Police: Man Risks Life Stealing Copper Wires

A Cranston man was charged with felony larceny after he allegedly cut copper ground wires from a handful of city telephone poles to sell the metal as scrap.

Police charged a 45-year-old Cranston man with felony larceny recently after he was caught cutting ground wires from utility poles on several city streets for the copper to sell as scrap.

According a spokesman for National Grid, the man, identified as James Edwin Ravenscraft, of 163 South Clarendon St., Cranston, risked severe or fatal injury to cut the copper ground wires to steal the copper.

"This is the first instance I've heard of someone actually pulling the ground wire from the poles," said David Graves, a spokesman for National Grid. "It's one of the most foolhardy actions you can take. It's foolish for someone to grab hold of a ground wire and start cutting away with a metal devices or tool. It's inviting injury and could be fatal."

Police arrested Ravenscraft after a tip that someone was stealing wires from telephone poles led them to Pond Street, where he was walking with a duffel bag on his shoulder and wire cutters sticking out of one of his jacket pockets.

Police said Ravenscraft was "looking for old copper ground wire on telephone poles so he can get money for it" and admitted to cutting wires from five poles on Beckwith St. and one pole on Pond and Grace Streets respectively.

Police searched the bag and found about 50 1-foot-long copper wires.

Police said the cost to replace the ground wires is estimated to be about $1,200.
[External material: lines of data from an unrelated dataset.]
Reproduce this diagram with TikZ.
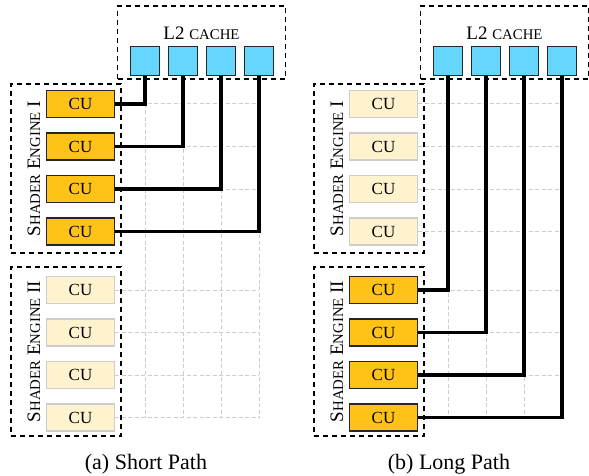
\documentclass[tikz,border=0pt]{standalone}
\usepackage{fontspec}
\setmainfont{Liberation Serif}
\usepackage{tikz}
\pgfdeclarelayer{bg}
\pgfsetlayers{bg,main}
\definecolor{cachefill}{RGB}{102,214,255}
\definecolor{cuonfill}{RGB}{255,194,22}
\definecolor{cuofffill}{RGB}{255,242,207}
\definecolor{cuoffline}{RGB}{205,205,205}
\definecolor{gridline}{RGB}{205,205,205}
\newcommand\fakesc[1]{{\fontsize{14.8pt}{15pt}\selectfont #1}}
\tikzset{
        cache/.style={draw=black!85, fill=cachefill, line width=1.5pt,
                minimum width=29pt, minimum height=29pt, inner sep=0pt},
        cuon/.style={draw=black!85, fill=cuonfill, line width=1.2pt,
                minimum width=68pt, minimum height=27pt, inner sep=0pt,
                font=\fontsize{17pt}{18pt}\selectfont},
        cuoff/.style={cuon, draw=cuoffline, fill=cuofffill},
        group/.style={draw, line width=1.3pt, dash pattern=on 5pt off 4pt, inner sep=0pt},
        grouplabel/.style={rotate=90, font=\fontsize{19pt}{20pt}\selectfont},
        wire/.style={line width=3.2pt},
        gridl/.style={draw=gridline, line width=1pt, dash pattern=on 4pt off 2.5pt},
        caption/.style={font=\fontsize{22pt}{24pt}\selectfont}
}

\begin{document}
\begin{tikzpicture}[x=1pt, y=-1pt]
        \useasboundingbox (0, 0) rectangle (589, 476);
        % (a) short path
        \node (al2) [group, minimum width=168pt, minimum height=73pt] at (201.5, 42.5) {};
        \node (al2lab) [font=\fontsize{19pt}{20pt}\selectfont] at (201.5, 33) {L2 \fakesc{CACHE}};
        \node (ac0) [cache] at (145, 61) {};
        \node (ac1) [cache] at (183, 61) {};
        \node (ac2) [cache] at (221, 61) {};
        \node (ac3) [cache] at (259, 61) {};
        \node (ase1) [group, minimum width=110pt, minimum height=169pt] at (66, 168.5) {};
        \node (ase1lab) [grouplabel] at (34, 168.5) {S\fakesc{HADER} E\fakesc{NGINE} I};
        \node (ase2) [group, minimum width=110pt, minimum height=169pt] at (66, 351.5) {};
        \node (ase2lab) [grouplabel] at (34, 351.5) {S\fakesc{HADER} E\fakesc{NGINE} II};
        \node (au0) [cuon] at (80.5, 104) {CU};
        \node (au1) [cuon] at (80.5, 146.5) {CU};
        \node (au2) [cuon] at (80.5, 189) {CU};
        \node (au3) [cuon] at (80.5, 231.5) {CU};
        \node (au4) [cuoff] at (80.5, 290) {CU};
        \node (au5) [cuoff] at (80.5, 332.5) {CU};
        \node (au6) [cuoff] at (80.5, 375) {CU};
        \node (au7) [cuoff] at (80.5, 417.5) {CU};
        \node (acap) [caption] at (146, 464) {(a) Short Path};
        % (b) long path
        \node (bl2) [group, minimum width=168pt, minimum height=73pt] at (504.5, 42.5) {};
        \node (bl2lab) [font=\fontsize{19pt}{20pt}\selectfont] at (504.5, 33) {L2 \fakesc{CACHE}};
        \node (bc0) [cache] at (448, 61) {};
        \node (bc1) [cache] at (486, 61) {};
        \node (bc2) [cache] at (524, 61) {};
        \node (bc3) [cache] at (562, 61) {};
        \node (bse1) [group, minimum width=110pt, minimum height=169pt] at (369, 168.5) {};
        \node (bse1lab) [grouplabel] at (337, 168.5) {S\fakesc{HADER} E\fakesc{NGINE} I};
        \node (bse2) [group, minimum width=110pt, minimum height=169pt] at (369, 351.5) {};
        \node (bse2lab) [grouplabel] at (337, 351.5) {S\fakesc{HADER} E\fakesc{NGINE} II};
        \node (bu0) [cuoff] at (383.5, 104) {CU};
        \node (bu1) [cuoff] at (383.5, 146.5) {CU};
        \node (bu2) [cuoff] at (383.5, 189) {CU};
        \node (bu3) [cuoff] at (383.5, 231.5) {CU};
        \node (bu4) [cuon] at (383.5, 290) {CU};
        \node (bu5) [cuon] at (383.5, 332.5) {CU};
        \node (bu6) [cuon] at (383.5, 375) {CU};
        \node (bu7) [cuon] at (383.5, 417.5) {CU};
        \node (bcap) [caption] at (449, 464) {(b) Long Path};
        \begin{pgfonlayer}{bg}
                \foreach \p in {a, b} {
                        \foreach \r in {0,...,7}
                                \draw [gridl] (\p u\r.east) -- (\p u\r.east -| \p c3.south);
                        \foreach \c in {0,...,3}
                                \draw [gridl] (\p c\c.south |- \p u0.east) -- (\p c\c.south |- \p u7.east);
                }
        \end{pgfonlayer}
        \draw [wire] (ac0.south) |- (au0.east);
        \draw [wire] (ac1.south) |- (au1.east);
        \draw [wire] (ac2.south) |- (au2.east);
        \draw [wire] (ac3.south) |- (au3.east);
        \draw [wire] (bc0.south) |- (bu4.east);
        \draw [wire] (bc1.south) |- (bu5.east);
        \draw [wire] (bc2.south) |- (bu6.east);
        \draw [wire] (bc3.south) |- (bu7.east);
\end{tikzpicture}
\end{document}
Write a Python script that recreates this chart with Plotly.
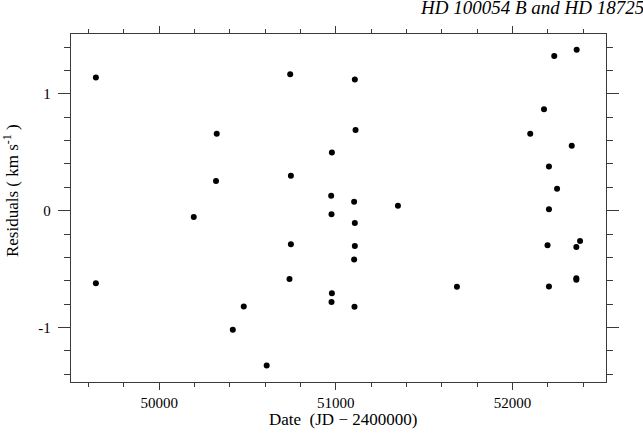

Though Graves doesn't recall someone actually cutting wires from poles, copper theft from National Grid property occurs on regular basis. Theives steal copper grounds at homes where the utility joins the house at the meter and have pilfered copper spools from storage sites and substations.

Two men died when they were trying to steal wire from a private substation in Tyngsborough, Mass., and were electrocuted by 1000s of volts, Graves said.

"All of this has to do with the market value of copper and the thieves' perceived ability to sell whatever they steal," Graves said. "We work closely with local police and state and federal agencies to investigate and prosecute."

Ravenscraft was arraigned in Third Division District Court and entered no plea to the charges, which is customary in felony cases. He will return to court on Jan. 20. At the time of his arrest, he was unable to post his surety bail of $20,000 and was remanded to the Adult Correctional Institutions.

Melanie Scalera December 05, 2011 at 10:38 PM
As punishment, he should be forced to live in Failtown...
Golden December 06, 2011 at 11:20 AM
People are desperate because of the economy~
gertie December 06, 2011 at 01:44 PM
And yet we are fighting over what to name the tree for our Governor's big day? Incredible!!
Govstench December 06, 2011 at 05:38 PM
This reminds me of the incident at the Sprague Street Substation in Providence when two people started cutting up the ground grid inside the substation. One of them apparently discovered the much larger feeder cables from the transformer and decided to cut that. They found themselves thrown and literally burned onto the chain link fence. It was a laugh when their attorneys tried to defend their actions by calling the substation an :attractive divergence." This guy was lucky he didn't get killed. Yes, it's a sign of the times and a bad economy.